Nicole Lehtman, who heads the UCDC Law Program — a collaboration between the law schools at UC Berkeley, UC Davis, UC Irvine, and UCLA that provides an immersive, semester-long externship in Washington — had the chance to meet Olorunnipa Badejo virtually last fall.
“Funmi graciously spoke with the UCDC Law students in the fall while serving as the Select Subcommittee’s general counsel,” Lehtman says. “She provided the students with wonderful advice and words of inspiration regarding the importance of public service. She is obviously passionate about working in the public sector and eager to motivate and assist Berkeley Law students in joining the public sector upon graduation.”
Subramanian’s work at CLEE focused on the center’s Reversing Environmental Rollbacks project, which built a database of environmental policy measures enacted by the Trump administration and now tracks what the Biden administration is changing.

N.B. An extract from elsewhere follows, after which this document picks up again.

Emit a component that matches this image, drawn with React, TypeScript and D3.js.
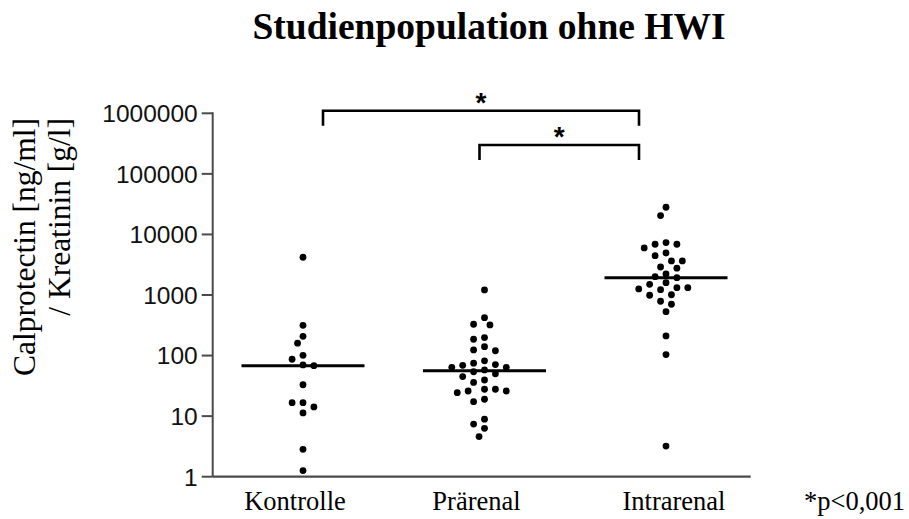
import React from "react";
import * as d3 from "d3";

// Groups on the x axis
const categories = ["Kontrolle", "Prärenal", "Intrarenal"];

// Calprotectin / creatinine ratio per patient, one list per group
const kontrolleValues = [4200, 316, 208, 160, 87, 68, 70, 101, 33, 16.7, 11.3, 14.2, 16.7, 2.83, 1.26];
const praerenalValues = [
  1211, 423, 320, 329, 198, 186, 140, 120, 124, 64, 82, 71, 69, 75, 64, 54, 50, 58, 45, 39.5, 36,
  26, 24.4, 27.8, 27.8, 26, 17.3, 19, 8.9, 7.4, 6.3, 4.6,
];
const intrarenalValues = [
  28100, 20500, 6890, 7330, 5980, 6890, 4940, 4460, 3650, 3650, 2770, 2900, 2010, 1935, 2230, 1600,
  1500, 1320, 1225, 1260, 1320, 990, 1010, 703, 789, 531, 211, 104, 3.2,
];
const groupValues = [kontrolleValues, praerenalValues, intrarenalValues];

// Log axis ticks
const yTickValues = [1, 10, 100, 1000, 10000, 100000, 1000000];

// Significance brackets between groups
const comparisonFrom = ["Kontrolle", "Prärenal"];
const comparisonTo = ["Intrarenal", "Intrarenal"];
const comparisonLevel = [1.1e6, 3.0e5];
const comparisonMark = ["*", "*"];

const titleText = "Studienpopulation ohne HWI";
const yTitleLines = ["Calprotectin [ng/ml]", "/ Kreatinin [g/l]"];
const footnoteText = "*p<0,001";

// Layout
const W = 909;
const H = 519;
const axisLeft = 212.7;
const axisRight = 750.7;
const axisTop = 113.3;
const axisBottom = 476.7;
const bracketNudge = [
  [20, -27],
  [-5, -27],
];
const labelNudge = [-8, -8, 8];
const serif = "'Liberation Serif', 'Times New Roman', Times, serif";
const sans = "'Liberation Sans', Arial, Helvetica, sans-serif";

type Dot = { v: number; px: number; py: number };

// Beeswarm: points are placed from top to bottom on a half-step grid,
// taking the free slot closest to the group centre.
function swarm(values: number[], cx: number, y: (v: number) => number, step: number, minDist: number): Dot[] {
  const pts = values.map((v, i) => ({ v, i, py: y(v) })).sort((a, b) => a.py - b.py || a.i - b.i);
  const placed: Dot[] = [];
  for (const p of pts) {
    for (let k = 0; k < 40; k++) {
      const slot = k === 0 ? 0 : (k % 2 === 1 ? -1 : 1) * Math.ceil(k / 2);
      const px = cx + (slot * step) / 2;
      const hit = placed.some((q) => Math.hypot(q.px - px, q.py - p.py) < minDist);
      if (!hit) {
        placed.push({ v: p.v, px, py: p.py });
        break;
      }
    }
  }
  return placed;
}

export default function App() {
  const y = d3.scaleLog().domain([1, 1e6]).range([axisBottom, axisTop]);
  const x = d3.scalePoint<string>().domain(categories).range([axisLeft + 90.3, axisRight - 84.7]);
  const medianHalf = 61.5;

  return (
    <svg width={W} height={H} style={{ position: "absolute", left: 0, top: 0, background: "#fff" }}>
      <text x={489} y={39} textAnchor="middle" fontFamily={serif} fontWeight="bold" fontSize={37.5} fill="#000">
        {titleText}
      </text>

      {yTitleLines.map((line, i) => (
        <text
          key={line}
          transform={`translate(${35 + i * 35},118) rotate(-90)`}
          textAnchor="end"
          fontFamily={serif}
          fontSize={31.5}
          fill="#000"
        >
          {line}
        </text>
      ))}

      {/* y axis */}
      <line x1={axisLeft} x2={axisLeft} y1={axisTop - 1} y2={axisBottom} stroke="#4a4a4a" strokeWidth={2} />
      {yTickValues.map((t) => (
        <g key={t}>
          <line x1={axisLeft - 11} x2={axisLeft} y1={y(t)} y2={y(t)} stroke="#4a4a4a" strokeWidth={2} />
          <text x={axisLeft - 15} y={y(t)} dy="0.36em" textAnchor="end" fontFamily={sans} fontSize={24.5} fill="#111">
            {t}
          </text>
        </g>
      ))}

      {/* x axis */}
      <line x1={axisLeft} x2={axisRight} y1={axisBottom} y2={axisBottom} stroke="#4a4a4a" strokeWidth={2.2} />
      {categories.map((c, i) => (
        <text key={c} x={(x(c) as number) + labelNudge[i]} y={510} textAnchor="middle" fontFamily={serif} fontSize={26.5} fill="#000">
          {c}
        </text>
      ))}
      <text x={804} y={510} fontFamily={serif} fontSize={26.5} fill="#000">
        {footnoteText}
      </text>

      {/* points and medians */}
      {categories.map((c, gi) => {
        const cx = x(c) as number;
        const dots = swarm(groupValues[gi], cx, y, 10.9, 8.6);
        const med = d3.median(groupValues[gi]) as number;
        return (
          <g key={c}>
            {dots.map((d, di) => (
              <circle key={di} cx={d.px} cy={d.py} r={3.4} fill="#000" />
            ))}
            <line x1={cx - medianHalf} x2={cx + medianHalf} y1={y(med)} y2={y(med)} stroke="#000" strokeWidth={3} />
          </g>
        );
      })}

      {/* significance brackets */}
      {comparisonFrom.map((from, i) => {
        const x0 = (x(from) as number) + bracketNudge[i][0];
        const x1 = (x(comparisonTo[i]) as number) + bracketNudge[i][1];
        const by = y(comparisonLevel[i]);
        const path = d3.path();
        path.moveTo(x0, by + 15);
        path.lineTo(x0, by);
        path.lineTo(x1, by);
        path.lineTo(x1, by + 15);
        return (
          <g key={i}>
            <path d={path.toString()} fill="none" stroke="#000" strokeWidth={2.6} />
            <text x={(x0 + x1) / 2} y={by + 1} textAnchor="middle" fontFamily={sans} fontWeight="bold" fontSize={28} fill="#000">
              {comparisonMark[i]}
            </text>
          </g>
        );
      })}
    </svg>
  );
}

CLEE Climate Program Director Ethan Elkind says Subramanian helped the center research, package, and communicate its climate research for decision-makers and the general public on a wide range of topics, including agriculture, energy storage, renewables, and electric vehicles in addressing greenhouse gas emissions.
“Narayan is the perfect person to advance clean energy policies at the Department of Energy, given the breadth of his involvement in our climate policy work at CLEE,” Elkind says.
Senior research fellow Ted Lamm, who worked closely with Subramanian, says he helped spearhead the project and was pivotal in developing its two pillars, the rollback tracker and the targeted policy action papers.
“I’m very glad that he will be able to bring his perspective and passion to the Department of Energy,” Lamm says.